En el arte las primeras figuras son grandes ancianos, a partir de Hornero, con sus ojos sin luz y su barba de blancos anillos. Víctor Hugo, muriendo a los cuarenta y cinco años, hubiera sido para la Historia un gran poeta, pero no el vidente de todo un siglo, el patriarca protector de los miserables, el generoso cantor de la Piedad Suprema. Tolstoi es grande por sus obras,. por su noble locura evangélica; pero lo más conmovedor en él es la ancianidad, esa vejez heroica, eco de todas las miserias y tristezas, que con motivo de su jubileo implora la cárcel y el patíbulo a cambio de redimir a sus semejantes.
La vejez inteligente y sana, con el pensamiento intacto, infunde el mismo respeto que sienten los orientales por el loco sagrado. Hay en ella algo de lo que llaman los árabes el soplo de Dios.

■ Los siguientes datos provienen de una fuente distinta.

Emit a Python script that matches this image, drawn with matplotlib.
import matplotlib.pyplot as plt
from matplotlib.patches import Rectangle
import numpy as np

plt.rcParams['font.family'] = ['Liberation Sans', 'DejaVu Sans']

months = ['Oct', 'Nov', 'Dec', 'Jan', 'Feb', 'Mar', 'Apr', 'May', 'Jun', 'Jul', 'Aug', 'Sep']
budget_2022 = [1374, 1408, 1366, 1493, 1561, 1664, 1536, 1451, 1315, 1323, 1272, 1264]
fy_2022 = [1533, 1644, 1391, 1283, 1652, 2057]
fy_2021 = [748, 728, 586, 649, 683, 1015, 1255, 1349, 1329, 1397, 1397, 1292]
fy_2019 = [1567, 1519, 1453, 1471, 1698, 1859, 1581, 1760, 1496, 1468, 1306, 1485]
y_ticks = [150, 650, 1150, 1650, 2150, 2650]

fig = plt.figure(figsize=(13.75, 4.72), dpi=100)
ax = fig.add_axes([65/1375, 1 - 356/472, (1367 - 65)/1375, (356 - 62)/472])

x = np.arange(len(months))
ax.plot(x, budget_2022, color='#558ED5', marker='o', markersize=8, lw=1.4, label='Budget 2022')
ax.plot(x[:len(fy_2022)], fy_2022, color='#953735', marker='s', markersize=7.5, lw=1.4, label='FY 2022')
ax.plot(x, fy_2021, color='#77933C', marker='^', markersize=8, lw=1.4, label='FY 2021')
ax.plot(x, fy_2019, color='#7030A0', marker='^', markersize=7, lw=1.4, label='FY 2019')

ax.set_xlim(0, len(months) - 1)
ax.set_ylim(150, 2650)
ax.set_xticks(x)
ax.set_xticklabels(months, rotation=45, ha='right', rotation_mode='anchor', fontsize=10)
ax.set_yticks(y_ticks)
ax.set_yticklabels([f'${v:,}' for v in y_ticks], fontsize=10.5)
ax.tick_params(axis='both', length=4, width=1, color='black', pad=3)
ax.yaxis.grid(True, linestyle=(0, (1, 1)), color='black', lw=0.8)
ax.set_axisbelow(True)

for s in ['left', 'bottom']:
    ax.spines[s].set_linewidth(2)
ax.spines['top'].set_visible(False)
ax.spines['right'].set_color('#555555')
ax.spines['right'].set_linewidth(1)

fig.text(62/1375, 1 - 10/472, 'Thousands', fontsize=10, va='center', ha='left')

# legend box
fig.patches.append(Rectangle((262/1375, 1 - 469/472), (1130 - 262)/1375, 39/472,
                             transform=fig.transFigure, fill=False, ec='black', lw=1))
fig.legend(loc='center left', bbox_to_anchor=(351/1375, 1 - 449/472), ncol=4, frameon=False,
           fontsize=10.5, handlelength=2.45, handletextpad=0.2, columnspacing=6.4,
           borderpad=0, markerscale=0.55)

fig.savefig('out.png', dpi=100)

No es esto decir que el mundo debe ser dirigido por los viejos. Los que libran las batallas de la vida, hacen las revoluciones y aceleran el progreso, son los jóvenes. A ellos la espada y el escudo; para ellos la primera línea, la vanguardia, en la que se reciben golpes de muerte y besos de gloria. Pero cuando llegan al cansancio y la noche, alguien ha de recoger a los caídos y rezagados, alguien ha de poner término al combate, pues la vida no es guerra toda ella ni toda paz. Son los viejos entonces los que mandan, los grandes maestros de piedad y tolerancia, los que contemplan el torrente humano desde las alturas de una dulce impasibilidad, inaccesibles a las ambiciones y a los odios que nos agitan a los demás hombres. Los jóvenes son los guerreros del progreso humano; los viejos, los sacerdotes que lo consagran y dulcifican con su bondad.
Antiguamente, el poder del patriarca se fundaba en su experiencia, en lo que había visto v aprendido durante los años. Hoy esto no es indispensable. Un hombre de treinta años puede saber lo mismo que otro de ochenta, gracias a las facilidades que la Imprenta y los viajes proporcionan a toda clase de conocimientos.

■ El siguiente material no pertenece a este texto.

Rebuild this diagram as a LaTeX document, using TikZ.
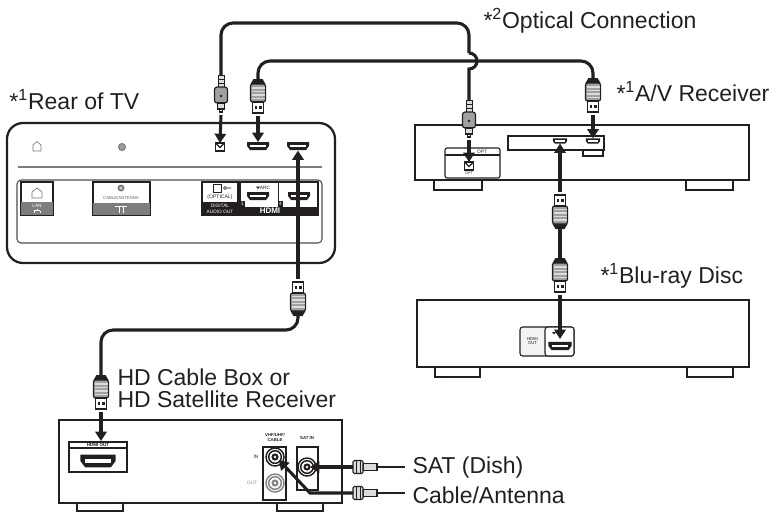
\documentclass[tikz,border=0pt]{standalone}
\usepackage{fontspec}
\setmainfont{Liberation Sans}
\usetikzlibrary{arrows.meta,calc}

\definecolor{ink}{RGB}{35,31,32}
\definecolor{plugfill}{RGB}{160,160,160}
\definecolor{pluglight}{RGB}{220,220,220}
\definecolor{panelgray}{RGB}{125,125,125}

\tikzset{every picture/.style={line width=0.75pt}}
\tikzset{
  flipy/.style={yscale=-1},
  cable/.style={draw=ink, line width=2.3pt},
  plugarrow/.style={draw=ink, line width=2.3pt, -{Triangle[length=7pt,width=8.5pt]}},
  unitbox/.style={draw=ink, line width=1.7pt, fill=white},
  thinbox/.style={draw=ink, line width=0.8pt},
  biglabel/.style={font=\fontsize{17.25}{20}\selectfont, anchor=base west, inner sep=0pt, text=ink},
  tinylabel/.style={font=\fontsize{3.6}{4}\selectfont, inner sep=0pt, text=ink},
  % plug with its tip towards +y, origin at the cable end
  hdmiplug/.pic={
    \fill[ink] (-4.5,0) -- (4.5,0) -- (7.5,5) -- (-7.5,5) -- cycle;
    \draw[ink, line width=0.9pt, fill=plugfill, rounded corners=1.5] (-7.5,5) rectangle (7.5,23);
    \foreach \yy in {9,12.5,16,19.5}
      \draw[pluglight, line width=0.9pt] (-6.5,\yy) -- (6.5,\yy);
    \draw[ink, line width=0.9pt, fill=white] (-5.5,23) rectangle (5.5,34);
    \fill[ink] (-3.5,27) rectangle (-1,30);
    \fill[ink] (1,27) rectangle (3.5,30);
  },
  optplug/.pic={
    \draw[ink, line width=0.7pt, fill=pluglight] (-3,0) rectangle (3,12);
    \draw[ink, line width=0.5pt] (-3,4) -- (3,4) (-3,8) -- (3,8);
    \draw[ink, line width=0.9pt, fill=plugfill, rounded corners=2] (-6.5,12) rectangle (6.5,28);
    \fill[ink] (0,21) circle (1.3);
    \draw[ink, line width=0.8pt, fill=pluglight] (-3.5,28) rectangle (3.5,34);
    \draw[ink, line width=0.8pt, fill=white] (-1.8,34) rectangle (1.8,37);
  },
  % coax plug pointing to -x, origin at the cable end
  coaxplug/.pic={
    \draw[ink, line width=0.8pt, fill=pluglight] (-14,-3.5) rectangle (0,3.5);
    \draw[ink, line width=0.8pt, fill=pluglight, rounded corners=1] (-24,-6.5) rectangle (-14,6.5);
    \draw[ink, line width=0.5pt] (-21,-6.5) -- (-21,6.5) (-17,-6.5) -- (-17,6.5);
  },
  hdmiport/.pic={
    \fill[ink] (-11,-4) -- (11,-4) -- (11,0) -- (8,4) -- (-8,4) -- (-11,0) -- cycle;
    \fill[white] (-8,-1) rectangle (8,1);
  },
  optport/.pic={
    \draw[ink, line width=0.9pt, fill=white] (-4.5,-4) rectangle (4.5,4);
    \draw[ink, line width=0.9pt] (-4.5,-4) -- (0,0.5) -- (4.5,-4);
  },
  coaxport/.pic={
    \draw[line width=1.1pt, fill=white] (0,0) circle (9);
    \draw[line width=1.1pt] (0,0) circle (6.3);
    \fill (0,0) circle (3.6);
    \fill[white] (0,0) circle (1.3);
  }
}

\begin{document}
\begin{tikzpicture}[x=0.75pt,y=0.75pt,yscale=-1,xscale=1]
\path[use as bounding box] (0,0) rectangle (777,512);

%Shape: TV [id:tv]
\draw[unitbox, rounded corners=12] (7,123) rectangle (335,263);
\draw[panelgray, line width=2pt] (18,167) -- (322,167);
\draw[thinbox, draw=ink!80, rounded corners=3] (17,180) rectangle (322,243);
% top row of the TV
\draw[ink!60, line width=0.5pt] (33,151) -- (33,145) -- (37,141.5) -- (41,145) -- (41,151) -- cycle;
\draw[fill=ink!45, draw=ink!60] (122,147) circle (3.5);
\pic[flipy] at (220,147) {optport};
\pic[flipy] at (258,146) {hdmiport};
\pic[flipy] at (298,146) {hdmiport};
% LAN
\draw[thinbox, fill=white] (21,182) rectangle (53,215);
\fill[panelgray] (21.4,202) rectangle (52.6,214.6);
\draw[ink!60, line width=0.5pt] (32,198) -- (32,192) -- (37,188) -- (42,192) -- (42,198) -- cycle;
\node[tinylabel, text=white] (lanlbl) at (37,205.5) {LAN};
\draw[white, line width=0.4pt] (37,208.5) -- (37,210.5) (34,210.5) -- (40,210.5) (34,210.5) -- (34,213) (40,210.5) -- (40,213);
% CABLE/ANTENNA
\draw[thinbox, fill=white] (93,182) rectangle (150,215);
\fill[panelgray] (93.4,203) rectangle (149.6,214.6);
\draw[fill=ink!50, draw=ink!70, line width=0.5pt] (121,188) circle (3);
\fill[white] (121,188) circle (1);
\node[tinylabel, text=ink!70, font=\fontsize{3.2}{4}\selectfont] (catvlbl) at (121,197.5) {CABLE/ANTENNA};
\draw[white, line width=0.6pt] (115,206.5) -- (127,206.5) (119,206.5) -- (119,213) (123,206.5) -- (123,213);
% DIGITAL AUDIO OUT
\draw[thinbox, fill=white] (202,182) rectangle (238,215);
\fill[ink] (202,202) rectangle (238,215);
\draw[ink, line width=0.6pt] (213,184) rectangle (221,192);
\draw[ink, line width=0.4pt] (225,188) circle (1.6) (226.6,188) -- (231,188);
\node[tinylabel, font=\fontsize{3.8}{4}\selectfont] (optlbl) at (220,197) {(OPTICAL)};
\node[tinylabel, text=white, font=\fontsize{3.6}{4}\selectfont] (diglbl) at (220,206) {DIGITAL};
\node[tinylabel, text=white, font=\fontsize{3.6}{4}\selectfont] (audlbl) at (220,211.5) {AUDIO OUT};
% HDMI
\draw[thinbox, fill=white] (240,182) rectangle (318,215);
\fill[ink] (240,207) rectangle (318,215);
\draw[ink, line width=0.6pt] (278,182) -- (278,207);
\fill[ink] (240,201) rectangle (245,207);
\fill[ink] (278,201) rectangle (283,207);
\node[tinylabel, text=white] (hdmione) at (242.5,204) {1};
\node[tinylabel, text=white] (hdmifour) at (280.5,204) {4};
\pic[flipy] at (258,196) {hdmiport};
\pic[flipy] at (299,196) {hdmiport};
\fill[ink] (256,186.5) -- (260,186.5) -- (258,189) -- cycle;
\node[tinylabel] (arclbl) at (265,187.6) {ARC};
\node[tinylabel, text=white, font=\bfseries\fontsize{6}{6}\selectfont] (hdmilogo) at (270,211.2) {HDMI};

%Shape: A/V Receiver [id:avr]
\draw[unitbox] (434,176) rectangle (482,190);
\draw[unitbox] (686,176) rectangle (733,190);
\draw[unitbox] (415,125) rectangle (749,180);
\draw[thinbox, rounded corners=1.5] (445,148) rectangle (500,178);
\draw[thinbox] (445,155) -- (500,155);
\node[tinylabel] (avropthead) at (482,151.5) {OPT};
\pic[flipy] at (469,166) {optport};
\node[tinylabel, font=\fontsize{2.8}{3}\selectfont] (avroptlbl) at (469,173.5) {OPT};
\draw[thinbox] (508,136) rectangle (604,150);
\pic[flipy, scale=0.65] at (560,141) {hdmiport};
\pic[flipy, scale=0.65] at (593,141) {hdmiport};
\draw[thinbox] (583,150) rectangle (603,156);

%Shape: Blu-ray Disc [id:bd]
\draw[unitbox] (435,363) rectangle (480,377);
\draw[unitbox] (687,363) rectangle (733,377);
\draw[unitbox] (417,300) rectangle (749,367);
\draw[thinbox, fill=ink!6, rounded corners=2] (520,327) rectangle (574,356);
\draw[thinbox, fill=white, rounded corners=2] (545,327) rectangle (574,356);
\node[tinylabel, align=center, font=\fontsize{3.2}{3.6}\selectfont] (bdhdmilbl) at (532.5,341) {HDMI\\OUT};
\fill[ink] (552,332) -- (556,332) -- (554,334.5) -- cycle;
\pic[flipy, scale=1.05] at (560,346) {hdmiport};

%Shape: Cable Box [id:cb]
\draw[unitbox] (77,499) rectangle (123,511);
\draw[unitbox] (277,499) rectangle (323,511);
\draw[unitbox] (59,420) rectangle (342,503);
\draw[thinbox] (69,442) rectangle (127,472);
\draw[thinbox] (69,448) -- (127,448);
\node[tinylabel, font=\bfseries\fontsize{3.4}{4}\selectfont] (cbhdmilbl) at (98,445.2) {HDMI OUT};
\pic[flipy, scale=1.6] at (98,461) {hdmiport};
\node[tinylabel, font=\bfseries\fontsize{3.2}{4}\selectfont] (vhflbl) at (275,434.5) {VHF/UHF/};
\node[tinylabel, font=\bfseries\fontsize{3.2}{4}\selectfont] (cablelbl) at (275,440.5) {CABLE};
\node[tinylabel, font=\bfseries\fontsize{3.2}{4}\selectfont] (satinlbl) at (307,438) {SAT IN};
\draw[thinbox] (263,447) rectangle (286,500);
\draw[thinbox] (297,447) rectangle (318,490);
\pic[ink] at (275,457) {coaxport};
\pic[ink!55] at (275,483) {coaxport};
\pic[ink] at (307,467) {coaxport};
\node[tinylabel] (inlbl) at (256,457) {IN};
\node[tinylabel, text=ink!50] (outlbl) at (252,483) {OUT};

% ports and plug ends
\coordinate (tvopt) at (220,143);
\coordinate (tvhdmiA) at (258,142);
\coordinate (tvhdmiB) at (298,150.5);
\coordinate (avropt) at (469,162);
\coordinate (avrhdmiIn) at (593,138.4);
\coordinate (avrhdmiOut) at (560,143.6);
\coordinate (bdport) at (560,339);
\coordinate (cbport) at (101,441);
\coordinate (cbsat) at (310,467);
\coordinate (cbin) at (279,460);
\coordinate (hdmiA) at (258,79);
\coordinate (hdmiB) at (593,78);
\coordinate (hdmiTop) at (420,61);
\coordinate (optA) at (221,75);
\coordinate (optB) at (469,100);
\coordinate (optTop) at (469,23);
\coordinate (hop) at (469,61);
\coordinate (bdA) at (560,229);
\coordinate (bdB) at (560,258);
\coordinate (cbA) at (298,316);
\coordinate (cbB) at (101,375);
\coordinate (cbMid) at (200,330);
\coordinate (satplug) at (377,467);
\coordinate (antplug) at (377,493);

%Straight Lines: HDMI TV - A/V Receiver
\draw[cable, rounded corners=9] (hdmiA) |- (hdmiTop) -| (hdmiB);
\pic[flipy] at (hdmiA) {hdmiplug};
\pic[flipy] at (hdmiB) {hdmiplug};
\draw[plugarrow] ($(hdmiA)+(0,37)$) -- (tvhdmiA);
\draw[plugarrow] ($(hdmiB)+(0,37)$) -- (avrhdmiIn);

%Straight Lines: optical TV - A/V Receiver
\draw[cable, rounded corners=9] (optA) |- (optTop) -- ($(hop)+(0,-8)$);
\draw[cable] ($(hop)+(0,-8)$) arc[start angle=-90, end angle=90, radius=8] -- (optB);
\pic[flipy] at (optA) {optplug};
\pic[flipy] at (optB) {optplug};
\draw[plugarrow] ($(optA)+(0,40)$) -- (tvopt);
\draw[plugarrow] ($(optB)+(0,40)$) -- (avropt);

%Straight Lines: HDMI A/V Receiver - Blu-ray Disc
\draw[cable] (bdA) -- (bdB);
\pic[flipy, rotate=180] at (bdA) {hdmiplug};
\pic[flipy] at (bdB) {hdmiplug};
\draw[plugarrow] ($(bdA)+(0,-37)$) -- (avrhdmiOut);
\draw[plugarrow] ($(bdB)+(0,37)$) -- (bdport);

%Straight Lines: HDMI TV - Cable Box
\draw[cable, rounded corners=9] (cbA) |- (cbMid) -| (cbB);
\pic[flipy, rotate=180] at (cbA) {hdmiplug};
\pic[flipy] at (cbB) {hdmiplug};
\draw[plugarrow] ($(cbA)+(0,-37)$) -- (tvhdmiB);
\draw[plugarrow] ($(cbB)+(0,37)$) -- (cbport);

%Straight Lines: SAT and Cable/Antenna
\draw[cable, line width=1.8pt] (satplug) -- ++(28,0);
\draw[cable, line width=1.8pt] (antplug) -- ++(28,0);
\pic at (satplug) {coaxplug};
\pic at (antplug) {coaxplug};
\draw[plugarrow] ($(satplug)+(-24,0)$) -- (cbsat);
\draw[plugarrow] ($(antplug)+(-24,0)$) -- (310,493) -- (cbin);

% Text Node
\node[biglabel] (tvlabel) at (9,109) {*\textsuperscript{1}Rear of TV};
% Text Node
\node[biglabel] (optlabel) at (483,28) {*\textsuperscript{2}Optical Connection};
% Text Node
\node[biglabel] (avrlabel) at (616,101) {*\textsuperscript{1}A/V Receiver};
% Text Node
\node[biglabel] (bdlabel) at (600,283) {*\textsuperscript{1}Blu-ray Disc};
% Text Node
\node[biglabel] (cblabel) at (117,385) {HD Cable Box or};
\node[biglabel] (cblabeltwo) at (117,407) {HD Satellite Receiver};
% Text Node
\node[biglabel] (satlabel) at (412,473) {SAT (Dish)};
\node[biglabel] (antlabel) at (412,503) {Cable/Antenna};

\end{tikzpicture}
\end{document}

La majestuosa grandeza de la vejez no reside en la experiencia, sino en su tranquilidad, en su alma serena para examinar las cosas.
Pasamos gran parte de nuestra vida corriendo tras brillantes y engañosos fantasmas, viendo todo cuanto nos rodea al través de mágicos celajes.
Peleamos como fieras, por el amor, la gloria, el honor, la riqueza... ¡Ay! Sólo los viejos, cuando están próximos a abandonar el mundo, saben lo que son y lo que valen estas palabras. Los velos engañosos se rasgan para ellos. Lo que a nosotros nos enardece, no despierta eco alguno en sus organismos. Ellos conocen la verdad, la única verdad, oculta tras las fantasmagorías juveniles. Lo cierto para ellos es haber cumplido el deber; su único amor, el que presta apoyo al semejante; su única riqueza, la satisfacción de sí mismo por haber hecho el bien.
La vejez, al apagar los instintos y pasiones que perturban nuestra vida, da a esos hombres una serenidad de semidioses, prolongando su vista al través de las tinieblas y prejuicios que nos rodean.
Una vejez tranquila, con el pensamiento sano, es, como diría un poeta antiguo, «el mejor de los dones de los dioses». Del ángel y la bestia que, según Pascal, llevamos todos dentro de nosotros, el ángel queda en pie, bondadoso, tolerante, lleno de dulce misericordia para los hombres y las cosas, y la bestia, apasionada y rugiente de apetitos, cae a los pies, como envoltura rasgada y flácida.
Pasamos media vida enloquecidos por el genio de la especie; esclavos del instinto de reproducción, que nos perturba y nos hace cometer toda clase de actos indignos o de heroicidad oscuras y disparatadas; creyendo qué la existencia no es más que esto, sordos y ciegos para otros deberes.
La vejez, libertada de tan grosera servidumbre, sonríe misericordiosa.
Un obispo de otros siglos mostraba inmensa tolerancia ante pecados y crímenes.
Cuando sus familias se escandalizaban de esta bondad, el anciano les respondía, con rudeza castellana, llevándose un dedo a la frente:
—¿Qué queréis?... Dios os ha hecho a semejanza de una casa; y cuando no hay paz en el piso bajo, es natural que arriba anden todos como locos.